» Given exercise:
In full and without alteration, give the listing again.

>> START Collected material

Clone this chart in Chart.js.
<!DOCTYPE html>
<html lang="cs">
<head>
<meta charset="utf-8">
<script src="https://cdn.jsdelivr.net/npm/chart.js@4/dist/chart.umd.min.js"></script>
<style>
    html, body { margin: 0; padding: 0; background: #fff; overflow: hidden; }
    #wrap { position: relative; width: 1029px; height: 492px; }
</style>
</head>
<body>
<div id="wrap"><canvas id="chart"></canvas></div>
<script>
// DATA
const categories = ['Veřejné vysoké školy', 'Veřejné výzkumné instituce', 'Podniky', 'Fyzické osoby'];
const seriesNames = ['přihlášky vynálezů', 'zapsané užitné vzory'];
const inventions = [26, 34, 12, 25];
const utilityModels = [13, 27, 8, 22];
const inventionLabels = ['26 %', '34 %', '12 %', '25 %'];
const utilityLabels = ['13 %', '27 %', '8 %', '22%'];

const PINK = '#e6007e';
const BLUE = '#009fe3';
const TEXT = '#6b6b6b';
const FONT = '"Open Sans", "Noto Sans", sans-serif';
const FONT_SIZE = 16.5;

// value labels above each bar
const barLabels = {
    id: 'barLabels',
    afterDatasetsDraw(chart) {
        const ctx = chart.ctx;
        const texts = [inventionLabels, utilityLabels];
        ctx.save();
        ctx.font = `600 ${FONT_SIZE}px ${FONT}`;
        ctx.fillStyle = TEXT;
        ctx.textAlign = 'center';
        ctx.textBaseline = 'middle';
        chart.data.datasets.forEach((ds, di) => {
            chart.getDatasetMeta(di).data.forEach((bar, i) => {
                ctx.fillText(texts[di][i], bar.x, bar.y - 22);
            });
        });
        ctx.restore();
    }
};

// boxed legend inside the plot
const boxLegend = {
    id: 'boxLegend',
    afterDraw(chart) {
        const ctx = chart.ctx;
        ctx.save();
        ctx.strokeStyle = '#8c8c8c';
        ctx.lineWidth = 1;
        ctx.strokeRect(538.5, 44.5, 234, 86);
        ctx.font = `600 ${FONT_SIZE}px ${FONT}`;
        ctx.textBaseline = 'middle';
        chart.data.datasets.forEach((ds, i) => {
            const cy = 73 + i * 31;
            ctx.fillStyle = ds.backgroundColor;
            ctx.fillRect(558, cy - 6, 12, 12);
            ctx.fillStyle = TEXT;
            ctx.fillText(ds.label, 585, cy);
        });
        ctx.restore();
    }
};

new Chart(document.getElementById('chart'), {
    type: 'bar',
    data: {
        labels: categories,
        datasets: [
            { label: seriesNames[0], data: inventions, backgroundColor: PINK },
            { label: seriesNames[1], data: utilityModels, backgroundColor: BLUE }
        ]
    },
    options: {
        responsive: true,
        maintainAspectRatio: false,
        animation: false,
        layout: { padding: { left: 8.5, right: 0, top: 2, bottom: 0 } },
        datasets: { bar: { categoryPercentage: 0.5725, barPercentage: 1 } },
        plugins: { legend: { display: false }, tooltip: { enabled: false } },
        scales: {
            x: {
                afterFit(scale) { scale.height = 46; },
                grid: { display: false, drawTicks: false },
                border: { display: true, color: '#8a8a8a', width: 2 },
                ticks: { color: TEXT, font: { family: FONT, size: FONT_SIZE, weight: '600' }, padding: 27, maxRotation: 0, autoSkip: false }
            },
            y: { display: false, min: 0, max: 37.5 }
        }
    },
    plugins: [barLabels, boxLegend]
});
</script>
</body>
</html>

>> END Collected material

» Written solution:
Clone this chart in Chart.js.
<!DOCTYPE html>
<html lang="cs">
<head>
<meta charset="utf-8">
<script src="https://cdn.jsdelivr.net/npm/chart.js@4/dist/chart.umd.min.js"></script>
<style>
    html, body { margin: 0; padding: 0; background: #fff; overflow: hidden; }
    #wrap { position: relative; width: 1029px; height: 492px; }
</style>
</head>
<body>
<div id="wrap"><canvas id="chart"></canvas></div>
<script>
// DATA
const categories = ['Veřejné vysoké školy', 'Veřejné výzkumné instituce', 'Podniky', 'Fyzické osoby'];
const seriesNames = ['přihlášky vynálezů', 'zapsané užitné vzory'];
const inventions = [26, 34, 12, 25];
const utilityModels = [13, 27, 8, 22];
const inventionLabels = ['26 %', '34 %', '12 %', '25 %'];
const utilityLabels = ['13 %', '27 %', '8 %', '22%'];

const PINK = '#e6007e';
const BLUE = '#009fe3';
const TEXT = '#6b6b6b';
const FONT = '"Open Sans", "Noto Sans", sans-serif';
const FONT_SIZE = 16.5;

// value labels above each bar
const barLabels = {
    id: 'barLabels',
    afterDatasetsDraw(chart) {
        const ctx = chart.ctx;
        const texts = [inventionLabels, utilityLabels];
        ctx.save();
        ctx.font = `600 ${FONT_SIZE}px ${FONT}`;
        ctx.fillStyle = TEXT;
        ctx.textAlign = 'center';
        ctx.textBaseline = 'middle';
        chart.data.datasets.forEach((ds, di) => {
            chart.getDatasetMeta(di).data.forEach((bar, i) => {
                ctx.fillText(texts[di][i], bar.x, bar.y - 22);
            });
        });
        ctx.restore();
    }
};

// boxed legend inside the plot
const boxLegend = {
    id: 'boxLegend',
    afterDraw(chart) {
        const ctx = chart.ctx;
        ctx.save();
        ctx.strokeStyle = '#8c8c8c';
        ctx.lineWidth = 1;
        ctx.strokeRect(538.5, 44.5, 234, 86);
        ctx.font = `600 ${FONT_SIZE}px ${FONT}`;
        ctx.textBaseline = 'middle';
        chart.data.datasets.forEach((ds, i) => {
            const cy = 73 + i * 31;
            ctx.fillStyle = ds.backgroundColor;
            ctx.fillRect(558, cy - 6, 12, 12);
            ctx.fillStyle = TEXT;
            ctx.fillText(ds.label, 585, cy);
        });
        ctx.restore();
    }
};

new Chart(document.getElementById('chart'), {
    type: 'bar',
    data: {
        labels: categories,
        datasets: [
            { label: seriesNames[0], data: inventions, backgroundColor: PINK },
            { label: seriesNames[1], data: utilityModels, backgroundColor: BLUE }
        ]
    },
    options: {
        responsive: true,
        maintainAspectRatio: false,
        animation: false,
        layout: { padding: { left: 8.5, right: 0, top: 2, bottom: 0 } },
        datasets: { bar: { categoryPercentage: 0.5725, barPercentage: 1 } },
        plugins: { legend: { display: false }, tooltip: { enabled: false } },
        scales: {
            x: {
                afterFit(scale) { scale.height = 46; },
                grid: { display: false, drawTicks: false },
                border: { display: true, color: '#8a8a8a', width: 2 },
                ticks: { color: TEXT, font: { family: FONT, size: FONT_SIZE, weight: '600' }, padding: 27, maxRotation: 0, autoSkip: false }
            },
            y: { display: false, min: 0, max: 37.5 }
        }
    },
    plugins: [barLabels, boxLegend]
});
</script>
</body>
</html>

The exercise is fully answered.